Johnson Adds Portraits of Iconic New York Women to City Hall
Yesterday, Council Speaker Corey Johnson (D-Chelsea, Hell’s Kitchen) and the New York Historical Society announced a new slate of portraits for City Hall’s “Women’s Voices: Shaping the City” exhibition.
The exhibition opened last March to honor women activists who have made significant contributions to NYC history. The new slate consists of the following women:
- Pura Belpré, the first Puerto Rican librarian in New York City;
- Elizabeth Jennings Graham, the founder of the City’s first kindergarten for African-American children;
- Edie Windsor, the lead plaintiff of the landmark Supreme Court case United States v. Windsor;
- and Chien-Shiung Wu, a Chinese-American math scholar at Columbia University.

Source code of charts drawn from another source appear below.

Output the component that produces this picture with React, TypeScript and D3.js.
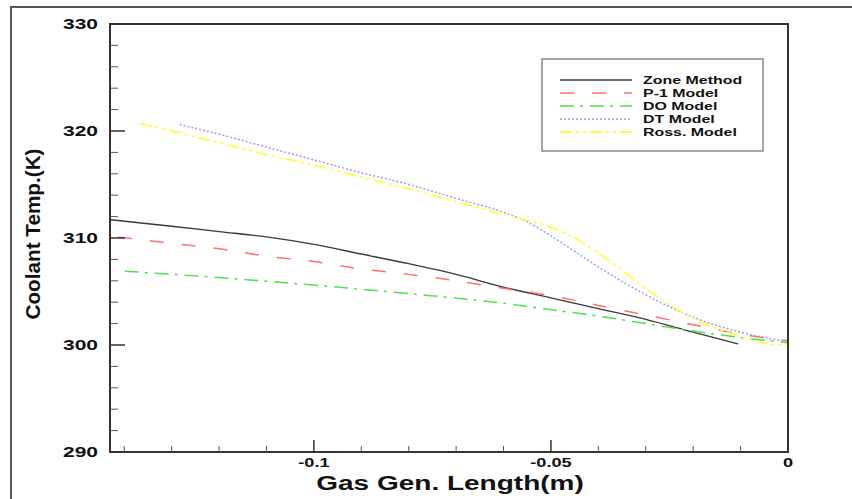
import React from 'react';
import * as d3 from 'd3';

// values: [x (m), coolant temp (K)]
const zoneMethod: [number, number][] = [
  [-0.1428, 311.7], [-0.13, 311.1], [-0.12, 310.6], [-0.11, 310.1], [-0.1, 309.4],
  [-0.09, 308.5], [-0.08, 307.6], [-0.07, 306.6], [-0.06, 305.4], [-0.05, 304.4],
  [-0.04, 303.4], [-0.03, 302.4], [-0.02, 301.2], [-0.0105, 300.1],
];
const p1Model: [number, number][] = [
  [-0.1413, 310.1], [-0.13, 309.5], [-0.12, 309.0], [-0.11, 308.3], [-0.1, 307.8],
  [-0.09, 307.1], [-0.08, 306.6], [-0.07, 306.0], [-0.06, 305.3], [-0.05, 304.6],
  [-0.04, 303.7], [-0.03, 302.8], [-0.02, 301.9], [-0.01, 301.0], [0, 300.4],
];
const doModel: [number, number][] = [
  [-0.1399, 306.9], [-0.12, 306.3], [-0.1, 305.6], [-0.08, 304.8], [-0.06, 303.9],
  [-0.05, 303.3], [-0.04, 302.7], [-0.03, 302.0], [-0.02, 301.3], [-0.01, 300.7], [0, 300.2],
];
const dtModel: [number, number][] = [
  [-0.1283, 320.6], [-0.12, 319.7], [-0.11, 318.5], [-0.1, 317.3], [-0.09, 316.1],
  [-0.08, 315.0], [-0.07, 313.7], [-0.06, 312.4], [-0.055, 311.5], [-0.05, 310.2],
  [-0.04, 307.3], [-0.03, 304.7], [-0.02, 302.6], [-0.01, 301.2], [0, 300.3],
];
const rossModel: [number, number][] = [
  [-0.1367, 320.7], [-0.13, 320.0], [-0.12, 318.9], [-0.11, 317.8], [-0.1, 316.8],
  [-0.09, 315.7], [-0.08, 314.6], [-0.07, 313.4], [-0.06, 312.2], [-0.05, 311.0],
  [-0.045, 310.0], [-0.04, 308.6], [-0.035, 307.0], [-0.03, 305.3], [-0.02, 302.5],
  [-0.01, 300.8], [-0.005, 300.2], [0, 300.0],
];

const seriesNames = ['Zone Method', 'P-1 Model', 'DO Model', 'DT Model', 'Ross. Model'];
const xMajor = [-0.1, -0.05, 0];
const xMajorLabels = ['-0.1', '-0.05', '0'];
const yMajor = [290, 300, 310, 320, 330];

const W = 852, H = 499;
const FONT = "'Liberation Sans', Arial, sans-serif";

function ST({ x, y, sx = 1.4, size, anchor = 'start', children }: any) {
  return (
    <text transform={`translate(${x},${y}) scale(${sx},1)`} fontSize={size} fontWeight="bold"
      fontFamily={FONT} textAnchor={anchor} fill="#111">{children}</text>
  );
}

export default function App() {
  const x = d3.scaleLinear().domain([-0.143, 0]).range([110, 788]);
  const y = d3.scaleLinear().domain([290, 330]).range([452, 24]);
  const line = d3.line<[number, number]>().x(d => x(d[0])).y(d => y(d[1])).curve(d3.curveMonotoneX);

  const styles = [
    { data: zoneMethod, color: '#3a3a3a', dash: null, w: 1.4 },
    { data: p1Model, color: '#ff7070', dash: '14,18', w: 1.5 },
    { data: doModel, color: '#50e050', dash: '14,6,3,7', w: 1.5 },
    { data: dtModel, color: '#9a9aff', dash: '2,2', w: 1.5 },
    { data: rossModel, color: '#ffff40', dash: '12,4,3,4,3,4', w: 1.8 },
  ];

  const yMinor = d3.range(290, 330.1, 2).filter(v => v % 10 !== 0);
  const xMinor = d3.range(-14, 0).map(v => v / 100).filter(v => Math.abs(v + 0.1) > 1e-9 && Math.abs(v + 0.05) > 1e-9);

  return (
    <svg width={W} height={H} style={{ position: 'absolute', left: 0, top: 0, background: '#fff' }}>
      <rect x={11} y={7} width={900} height={600} fill="none" stroke="#555" strokeWidth={2} />

      {styles.map((s, i) => (
        <path key={i} d={line(s.data) || ''} fill="none" stroke={s.color} strokeWidth={s.w}
          strokeDasharray={s.dash || undefined} />
      ))}

      {/* axes box + inward ticks */}
      <rect x={110} y={24} width={678} height={428} fill="none" stroke="#333" strokeWidth={2} />
      {yMajor.map(v => <line key={'ym' + v} x1={110} x2={125} y1={y(v)} y2={y(v)} stroke="#333" strokeWidth={1.5} />)}
      {yMinor.map(v => <line key={'yn' + v} x1={110} x2={118} y1={y(v)} y2={y(v)} stroke="#555" strokeWidth={1} />)}
      {xMajor.map(v => <line key={'xm' + v} x1={x(v)} x2={x(v)} y1={452} y2={440} stroke="#333" strokeWidth={1.5} />)}
      {xMinor.map(v => <line key={'xn' + v} x1={x(v)} x2={x(v)} y1={452} y2={446} stroke="#555" strokeWidth={1} />)}

      {yMajor.map(v => <ST key={'yl' + v} x={98} y={y(v) + 5} size={15} anchor="end">{v}</ST>)}
      {xMajor.map((v, i) => <ST key={'xl' + v} x={x(v)} y={467} size={13} anchor="middle">{xMajorLabels[i]}</ST>)}

      <ST x={450} y={490} size={20} sx={1.4} anchor="middle">Gas Gen. Length(m)</ST>
      <text transform="translate(40,234) scale(1.15,1) rotate(-90)" fontSize={18} fontWeight="bold"
        fontFamily={FONT} textAnchor="middle" textLength={171} lengthAdjust="spacingAndGlyphs" fill="#111">
        Coolant Temp.(K)
      </text>

      {/* legend */}
      <rect x={542} y={59} width={221} height={92} fill="#fff" stroke="#888" strokeWidth={1.5} />
      {seriesNames.map((n, i) => {
        const ly = 80 + i * 13;
        const s = styles[i];
        return (
          <g key={n}>
            <line x1={560} x2={632} y1={ly} y2={ly} stroke={s.color} strokeWidth={s.w}
              strokeDasharray={s.dash || undefined} />
            <ST x={643} y={ly + 4} size={11} sx={1.45}>{n}</ST>
          </g>
        );
      })}
    </svg>
  );
}
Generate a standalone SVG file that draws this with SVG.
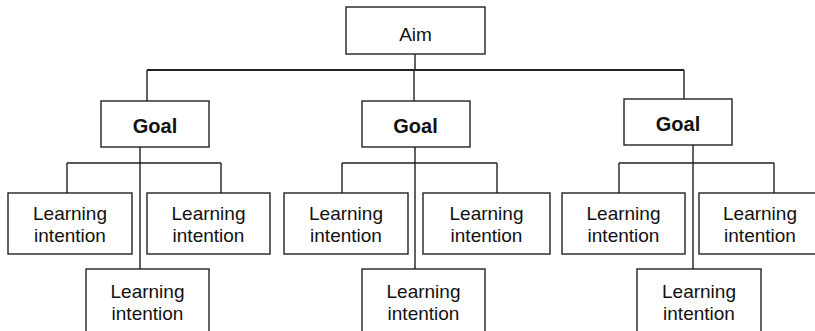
<svg xmlns="http://www.w3.org/2000/svg" width="815" height="331" viewBox="0 0 815 331">
<style>
.box{fill:#fff;stroke:#222;stroke-width:1.4}
.ln{fill:none;stroke:#222;stroke-width:1.4}
.thick{stroke-width:2}
.t{font-family:"Liberation Sans",Arial,Helvetica,sans-serif;font-size:19px;fill:#111;text-anchor:middle}
.g{font-family:"Liberation Sans",Arial,Helvetica,sans-serif;font-size:20px;font-weight:bold;fill:#111;text-anchor:middle}
</style>
<rect width="815" height="331" fill="#fff"/>
<g id="connectors">
<path class="ln" d="M415,54V70M147,70V101M414,70V101M684,70V99"/>
<path class="ln thick" d="M147,70H684"/>
<path class="ln" d="M140,147V269M67,163H221M67,163V193M221,163V193"/>
<path class="ln" d="M415,147V269M342,163H497M342,163V193M497,163V193"/>
<path class="ln" d="M693,145V269M619,163H774M619,163V193M774,163V193"/>
</g>
<g id="aim"><rect class="box" x="346" y="7" width="139" height="47"/><text class="t" x="415.5" y="40.5">Aim</text></g>
<g id="goal1"><rect class="box" x="101" y="101" width="108" height="46"/><text class="g" x="155" y="133">Goal</text></g>
<g id="goal2"><rect class="box" x="362" y="101" width="108" height="46"/><text class="g" x="415.5" y="133">Goal</text></g>
<g id="goal3"><rect class="box" x="624" y="99" width="108" height="46"/><text class="g" x="678" y="131">Goal</text></g>
<g id="li1a"><rect class="box" x="8" y="193" width="124" height="61"/><text class="t" x="70" y="219.5">Learning</text><text class="t" x="70" y="241.5">intention</text></g>
<g id="li1b"><rect class="box" x="147" y="193" width="123" height="61"/><text class="t" x="208.5" y="219.5">Learning</text><text class="t" x="208.5" y="241.5">intention</text></g>
<g id="li1c"><rect class="box" x="86" y="269" width="123" height="70"/><text class="t" x="147.5" y="297.5">Learning</text><text class="t" x="147.5" y="319.5">intention</text></g>
<g id="li2a"><rect class="box" x="284" y="193" width="124" height="61"/><text class="t" x="346" y="219.5">Learning</text><text class="t" x="346" y="241.5">intention</text></g>
<g id="li2b"><rect class="box" x="423" y="193" width="127" height="61"/><text class="t" x="486.5" y="219.5">Learning</text><text class="t" x="486.5" y="241.5">intention</text></g>
<g id="li2c"><rect class="box" x="362" y="269" width="123" height="70"/><text class="t" x="423.5" y="297.5">Learning</text><text class="t" x="423.5" y="319.5">intention</text></g>
<g id="li3a"><rect class="box" x="562" y="193" width="123" height="61"/><text class="t" x="623.5" y="219.5">Learning</text><text class="t" x="623.5" y="241.5">intention</text></g>
<g id="li3b"><rect class="box" x="699" y="193" width="130" height="61"/><text class="t" x="760" y="219.5">Learning</text><text class="t" x="760" y="241.5">intention</text></g>
<g id="li3c"><rect class="box" x="637" y="269" width="124" height="70"/><text class="t" x="699" y="297.5">Learning</text><text class="t" x="699" y="319.5">intention</text></g>
</svg>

“As we celebrate Women’s History Month, we must make sure that women who shaped New York City get the recognition they deserve,” said Johnson. “For too long, portraits and statues of men dominated City Hall but that changed last year through our partnership with the New-York Historical Society. Now those who come to this storied building will learn about trailblazing women like Edie Windsor, Pura Belpré, Chien-Shiung Wu and Elizabeth Jennings Graham. The Council will continue to fight for women’s equality in every corner of life.”
O’Donnell, Rosenthal to Host Free Resuable Bag Giveaway
This Saturday, Assemblymember Daniel O’Donnell (D-Manhattan Valley, Morningside Heights) and Council Member Helen Rosenthal (D-Central Park, Lincoln Square) will be co-hosting a free tote bag giveaway.
Last Sunday New York enacted a statewide law banning businesses from using plastic carryout bags. To help New Yorkers adapt, O’Donnell and Rosenthal will be handing out hundreds of free reusable bags. The event will also include a briefing about the City’s composting program.
The event will take place on Saturday, Mar. 7 from 11 a.m. – 3 p.m. at 96th Street and Broadway.
AG James Releases Top 10 Frauds of 2019
Yesterday, New York Attorney General Letitia James (D) released her list of the top 10 consumer fraud complaints her office received in 2019, as part of National Consumer Protection Week.
Internet-related complaints topped the list, accounting for 4,436 of the complaints she received last year. The category includes complaints related to ISPs, data privacy and digital media. “Consumer-related” complaints, such as those in areas like banking, immigration services and schools, were second on the list.
“This top 10 list not only reflects the numerous ways in which consumers were unfortunately defrauded, cheated, and conned in 2019, but should serve as a warning sign for all consumers as we forge ahead into 2020,” said James. “Consumers who have helped identify and report issues to our office have been invaluable partners in our efforts to stop deceptive scams and will be vital in our efforts to stop fraudsters dead in their tracks going forward. My office will continue to use every tool at its disposable to protect New York consumers and enforce our laws.”
Rosenthal Mourns Loss of Carriage Horse
Assemblymember Linda Rosenthal (D-Upper West Side, Hell’s Kitchen) released a statement yesterday following reports of the death of Aisha, a New York carriage horse.
Yesterday, a video of Aisha’s final moments surfaced on social media. The video shows her struggling to stand on her hind legs, collapsing over and over. A second video showed an unidentified individual purposely blowing cigarette smoke into the downed horse’s face.
“While it’s still unclear what ultimately lead to the horse’s death, I and many others must ask what the sick or injured horse was doing out working on the streets in the first place,” said Rosenthal. “When was the last time it had been examined by a veterinarian? Why wasn’t a veterinarian called to attend the horse, who was clearly suffering and in grave distress? Why were its legs tied before it was heartlessly dragged into the back of a truck?
“It is hard to understand why anyone would treat an animal with such heartlessness.
“Until such time as the horse carriage industry is ended, the City must do more to ensure that carriage horses get the proper veterinary screening before they are cleared to work, and along with the advocates I will work to see that all horses engaged in the industry are treated humanely.”